It is revealing that in attempting to demonstrate that the ABC is not biased against the views of mainstream Australians, ABC board member Joseph Gersh, writing in The Australian on Tuesday, used as proof the composition of the panel on the ABC's premiere discussion and current affairs program, Q&A.
He described Paul Kelly and Malcolm Turnbull as conservative, which is false. They would not describe themselves as such. They would be more accurately termed small-l liberal.
What Gersh did not mention was that the other three panel members were former NSW Labor premier Bob Carr, left-wing activist Jan Fran and left-wing academic Jenny Hocking, not to mention left-wing host Hamish Macdonald. Not a single conservative among them. (At most maybe one of those six might be an occasional Coalition voter.) The point of mentioning this is that last week's display is representative of the bias the ABC presents daily.
This, after seven years of Coalition government, reveals the truth of Gersh's comment that many on the right side of politics are realising the ABC cannot be reformed.
Throughout history I have always supported more freedom of speech and more diversity in the media. A media organisation owned and operated by the government that every taxpayer is forced to fund is incompatible with a free society. I support the continued existence of the ABC, but not one that is controlled by government and funded by taxpayers.
If the ABC is as necessary, popular and trusted as Gersh makes it out to be, then ABC staff have nothing to fear in operating a successful media business in the private media market. A subscription service, as is being proposed for the BBC in Britain, is a sensible policy the government should adopt.
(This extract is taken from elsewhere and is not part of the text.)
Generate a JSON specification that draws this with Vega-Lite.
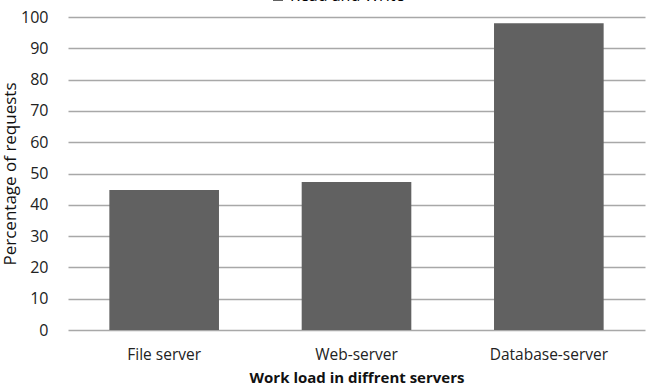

His assertion that "calls for the abolition or privatisation of the ABC (essentially the same thing) are a thought bubble for which there is no constituency on either side of politics" ignores the fact ABC privatisation motions have succeeded at many Liberal Party branches, including at federal council as recently as 2018. With Labor appearing as out of touch with mainstream Australia as the ABC, it is an entirely reasonable proposition that the Coalition could achieve a workable Senate after the next federal election. Perhaps this reality is why the ABC has been so quick to describe an entirely achievable mainstream policy of ABC reform as lacking support.
However, Gersh's assertion that "the ABC remains Australia's most trusted source of news and current affairs" is inconsistent with the views of mainstream Australians, with recent polling commissioned finding less than one-third of Australians believe the ABC reflects the views of ordinary Australians.
As commentator Gerard Henderson has noted, the ABC is "a conservative-free zone" without one conservative presenter, producer or editor on any of its prominent television, radio, or online outlets.
There is perhaps no better example of the bias of the ABC than the uncritical platform given to former prime minister Kevin Rudd's revenge petition for a "Murdoch royal commission" to examine Australia's media market.
In just over one month since the petition was launched, the ABC across all of its platforms has mentioned "Murdoch" and the petition 3595 times. That is not the ABC providing news coverage; it is the ABC proving its obsession with its own ideological agenda.
The ABC's preoccupation with its left-wing progressive world view is revealed in its coverage of almost every policy issue. A 2014 analysis by iSentia of the ABC's news coverage found that 52 per cent of coverage of renewable energy was favourable, in comparison to 12.1 per cent for coal-seam gas and 15.9 per cent for coalmining. The systemic nature of bias at the ABC demonstrates that only structural change will resolve the problems.
It is revealing that the most passionate defenders of the ABC are the Greens because it uncritically presents their world view while mainstream Australians pay for it. While Rudd's petition has attracted more than 500,000 signatures, that is still only one-third of the Greens' Senate vote in Australia.
Rudd's petition has achieved some success though. The Greens were successful is launching a Senate inquiry into "the state of media diversity, independence and reliability in Australia and the impact that this has on public interest journalism and democracy".
Calls for a royal commission come from an elitist mindset resident in many of our institutions, universities and among ABC staff, that the left-wing world view is so moral and so perfect that everyone who holds a different opinion must be ill informed. A healthy democracy is one in which the media makes life difficult for the government. A society in which the government makes life difficult for the media is inherently dangerous.
The ABC says it wants diversity, but the most important diversity is diversity of opinion. This is the diversity chairwoman Ita Buttrose refuses to accept. She told the ABC last year, "I certainly hadn't thought that Andrew Bolt would be a great fit for the ABC." That is a strange admission given Bolt is Australia's most read journalist.
The debate on ABC reform and privatisation is one worth having. Except Australia's elite has lost the ability to debate, seeking only to censor and control viewpoints such as those you'll find in this newspaper.